West Palm Beach spokesman Chase Scott said it won’t come at a cost to the city. Workers will still have to burn through their vacation and sick time before taking the extended leave, which will be unpaid although the workers will receive benefits during this time. Their jobs will remain open while they are on leave, and they can return at full salary.
While Muoio campaigned on being a champion for gay and lesbian rights, Hoch said it’s more of a coincidence that this item will be passed at Muoio’s first commission meeting as mayor.
“Lois (Frankel) has been working on this and Lois has been great on these issues all along,” Hoch said. “When Jeri first came on board (as commissioner) she was the one who got COBRA benefits extended to domestic partners, which was a similar situation. I thought this would come up as one of Lois’ last hurrahs so to speak, because she’s done so much for the community.
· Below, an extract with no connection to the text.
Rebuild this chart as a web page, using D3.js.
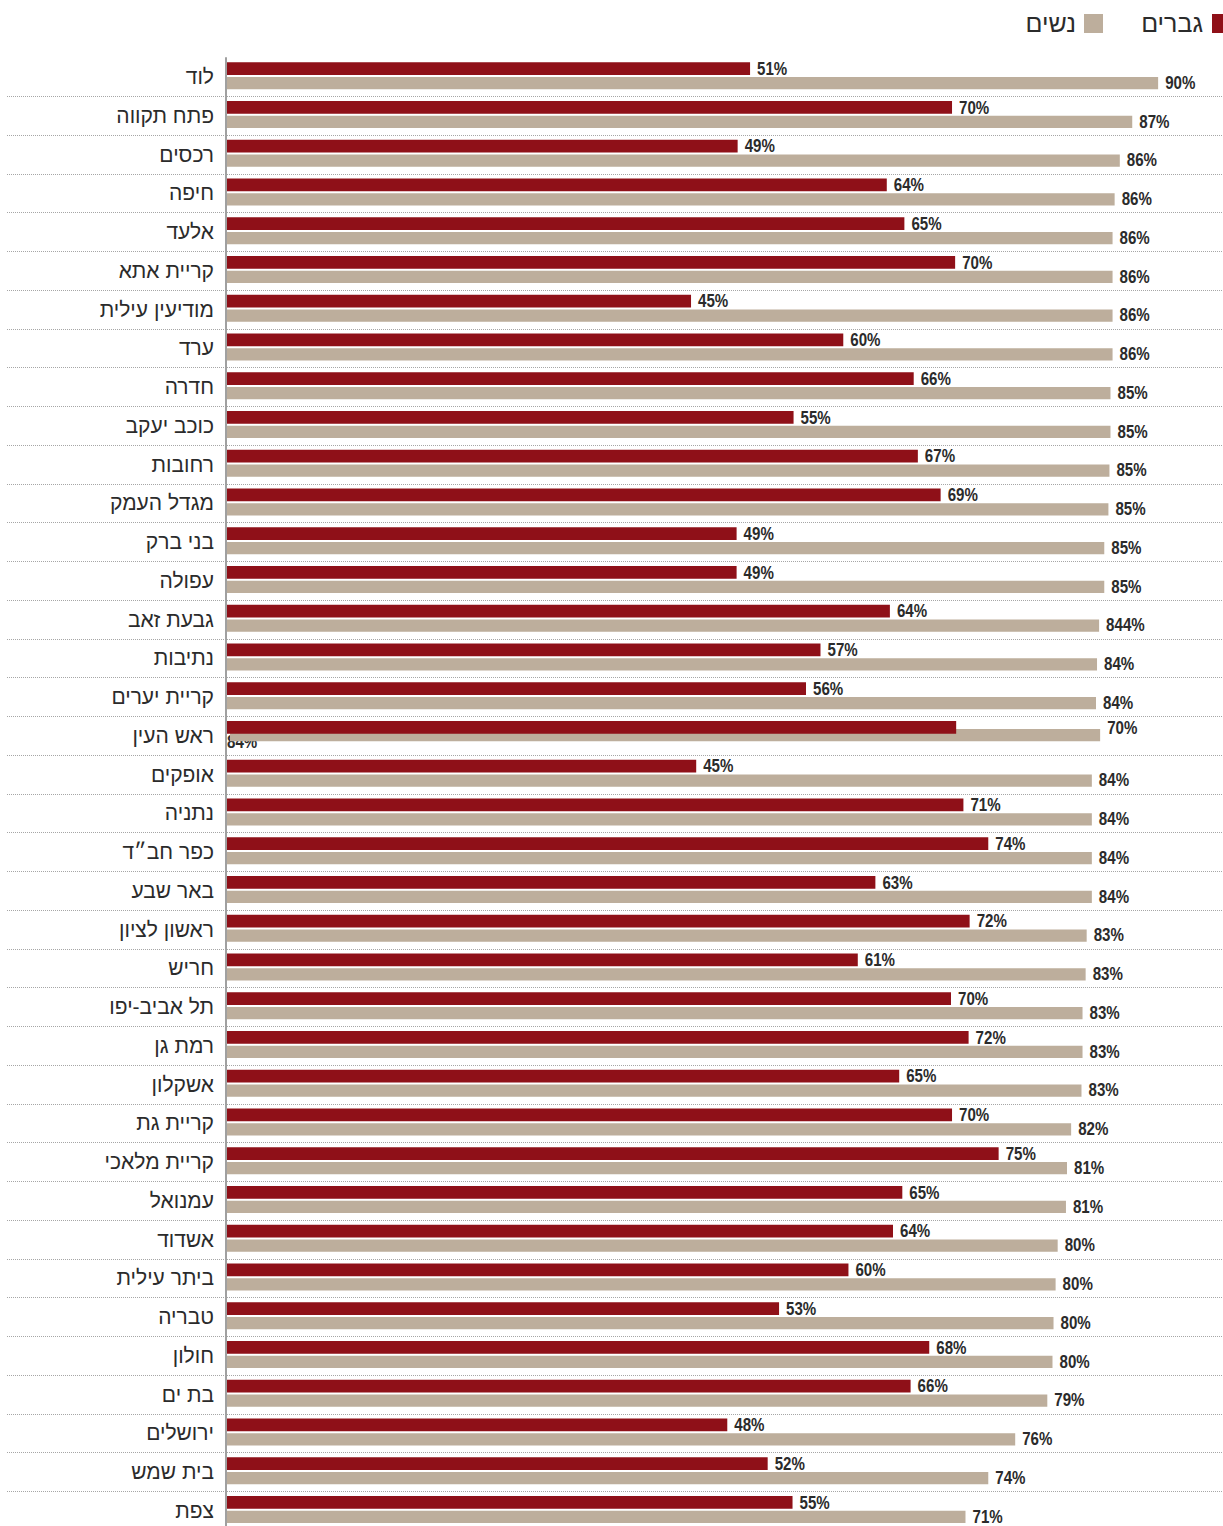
<!DOCTYPE html>
<html lang="he">
<head>
<meta charset="utf-8">
<script src="https://cdn.jsdelivr.net/npm/d3@7"></script>
<style>
  html, body { margin: 0; padding: 0; background: #fff; }
  svg { display: block; }
</style>
</head>
<body>
<script>
// ---------- DATA ----------
const cities = ["לוד","פתח תקווה","רכסים","חיפה","אלעד","קריית אתא","מודיעין עילית","ערד","חדרה","כוכב יעקב",
  "רחובות","מגדל העמק","בני ברק","עפולה","גבעת זאב","נתיבות","קריית יערים","ראש העין","אופקים","נתניה",
  "כפר חב״ד","באר שבע","ראשון לציון","חריש","תל אביב-יפו","רמת גן","אשקלון","קריית גת","קריית מלאכי","עמנואל",
  "אשדוד","ביתר עילית","טבריה","חולון","בת ים","ירושלים","בית שמש","צפת"];

const menValues = [50.6,70.1,49.4,63.8,65.5,70.4,44.9,59.6,66.4,54.8,
  66.8,69.0,49.3,49.3,64.1,57.4,56.0,70.5,45.4,71.2,
  73.6,62.7,71.8,61.0,70.0,71.7,65.0,70.1,74.6,65.3,
  64.4,60.1,53.4,67.9,66.1,48.4,52.3,54.7];

const womenValues = [90.0,87.5,86.3,85.8,85.6,85.6,85.6,85.6,85.4,85.4,
  85.3,85.2,84.8,84.8,84.3,84.1,84.0,84.4,83.6,83.6,
  83.6,83.6,83.1,83.0,82.7,82.7,82.6,81.6,81.2,81.1,
  80.3,80.1,79.9,79.8,79.3,76.2,73.6,71.4];

const menLabels = ["51%","70%","49%","64%","65%","70%","45%","60%","66%","55%",
  "67%","69%","49%","49%","64%","57%","56%","70%","45%","71%",
  "74%","63%","72%","61%","70%","72%","65%","70%","75%","65%",
  "64%","60%","53%","68%","66%","48%","52%","55%"];

const womenLabels = ["90%","87%","86%","86%","86%","86%","86%","86%","85%","85%",
  "85%","85%","85%","85%","844%","84%","84%","84%","84%","84%",
  "84%","84%","83%","83%","83%","83%","83%","82%","81%","81%",
  "80%","80%","80%","80%","79%","76%","74%","71%"];

const seriesNames = ["גברים","נשים"];
const seriesColors = ["#8f1018","#bdae9c"];

// row whose labels were misplaced in the original graphic
const misplacedRow = "ראש העין";

// ---------- LAYOUT ----------
const W = 1223, H = 1526;
const axisX = 226;
const plotTop = 57.25, band = 38.75;

const svg = d3.select("body").append("svg").attr("width", W).attr("height", H);

const x = d3.scaleLinear().domain([0, 100]).range([axisX, axisX + 1035.7]);
const y = d3.scaleBand().domain(cities).range([plotTop, plotTop + band * cities.length]).padding(0);

const rows = cities.map((c, i) => ({
  city: c, i, men: menValues[i], women: womenValues[i],
  menLabel: menLabels[i], womenLabel: womenLabels[i]
}));

// dotted separators
svg.append("g").selectAll("line")
  .data(rows.slice(0, -1))
  .join("line")
  .attr("x1", 7).attr("x2", W)
  .attr("y1", d => Math.round(y(d.city) + y.bandwidth()) + 0.5)
  .attr("y2", d => Math.round(y(d.city) + y.bandwidth()) + 0.5)
  .attr("stroke", "#a6a6a6")
  .attr("stroke-width", 1)
  .attr("stroke-dasharray", "1,1");

const valFont = "'Liberation Sans', Arial, sans-serif";
const squeeze = 0.84;
function valText(sel, fx, fy) {
  sel.attr("transform", d => `translate(${fx(d)},${fy(d)}) scale(${squeeze},1)`)
    .attr("font-family", valFont).attr("font-weight", "bold")
    .attr("font-size", 18).attr("fill", "#2b2b2b");
}

// misplaced women label (drawn under the bars)
svg.append("g").selectAll("text")
  .data(rows.filter(d => d.city === misplacedRow))
  .join("text")
  .call(valText, () => x(0) + 1, d => y(d.city) + 32)
  .text(d => d.womenLabel);

// women bars
svg.append("g").selectAll("rect")
  .data(rows)
  .join("rect")
  .attr("x", d => d.city === misplacedRow ? x(0) + 4 : x(0))
  .attr("y", d => y(d.city) + (d.city === misplacedRow ? 13 : 19.75))
  .attr("width", d => x(d.women) - (d.city === misplacedRow ? x(0) + 4 : x(0)))
  .attr("height", 12.25)
  .attr("fill", seriesColors[1]);

// men bars
svg.append("g").selectAll("rect")
  .data(rows)
  .join("rect")
  .attr("x", x(0))
  .attr("y", d => y(d.city) + 5)
  .attr("width", d => x(d.men) - x(0))
  .attr("height", 12.75)
  .attr("fill", seriesColors[0]);

// value labels
svg.append("g").selectAll("text")
  .data(rows)
  .join("text")
  .call(valText, d => d.city === misplacedRow ? x(d.women) + 7 : x(d.men) + 7, d => y(d.city) + 17.5)
  .text(d => d.menLabel);

svg.append("g").selectAll("text")
  .data(rows.filter(d => d.city !== misplacedRow))
  .join("text")
  .call(valText, d => x(d.women) + 7, d => y(d.city) + 31.5)
  .text(d => d.womenLabel);

// category axis
const axis = d3.axisLeft(y).tickSize(0).tickSizeOuter(0).tickPadding(12);
const gAxis = svg.append("g").attr("transform", `translate(${axisX},0)`).call(axis);
gAxis.select(".domain").remove();
gAxis.selectAll("text")
  .attr("font-family", "'Liberation Sans', Arial, sans-serif")
  .attr("font-size", 21)
  .attr("fill", "#2b2b2b")
  .attr("dy", "0.36em");

svg.append("line")
  .attr("x1", axisX).attr("x2", axisX)
  .attr("y1", plotTop).attr("y2", H)
  .attr("stroke", "#a0a0a0").attr("stroke-width", 2);

// legend
const legend = svg.append("g");
const legendItems = [
  { name: seriesNames[0], color: seriesColors[0], rx: 1212, tx: 1203 },
  { name: seriesNames[1], color: seriesColors[1], rx: 1084, tx: 1076 }
];
legendItems.forEach(it => {
  legend.append("rect").attr("x", it.rx).attr("y", 14).attr("width", 19).attr("height", 19).attr("fill", it.color);
  legend.append("text").attr("x", it.tx).attr("y", 32)
    .attr("text-anchor", "end")
    .attr("font-family", "'Liberation Sans', Arial, sans-serif")
    .attr("font-size", 25).attr("fill", "#2b2b2b")
    .text(it.name);
});
</script>
</body>
</html>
But it had to go through the process and it just came out that the date they could put on the calendar was the date of Jeri’s first meeting. We’re thrilled, we would would have been thrilled with Lois, we’re thrilled with Jeri and it really does help us a lot. I think Jeri is pretty proud to be able to do this at her first meeting.”
Currently, 40 West Palm Beach employees are registered as living in a domestic partnership, with the numbers closely split between gay and straight couples. Muoio said West Palm Beach needs to be at the forefront of these issues.
“We are the largest city (in the county) and we have the most employees,” Muoio said. “It’s appropriate that we do this.”
On the federal and state level, many activist groups are working just to get basic health benefits to gay couples. According to Hoch, West Palm Beach was the first city in the state to give health benefits to domestic partners in 1992.
“We’ve been at this for a while,” Hoch said. “Now we’re just picking up the pieces.”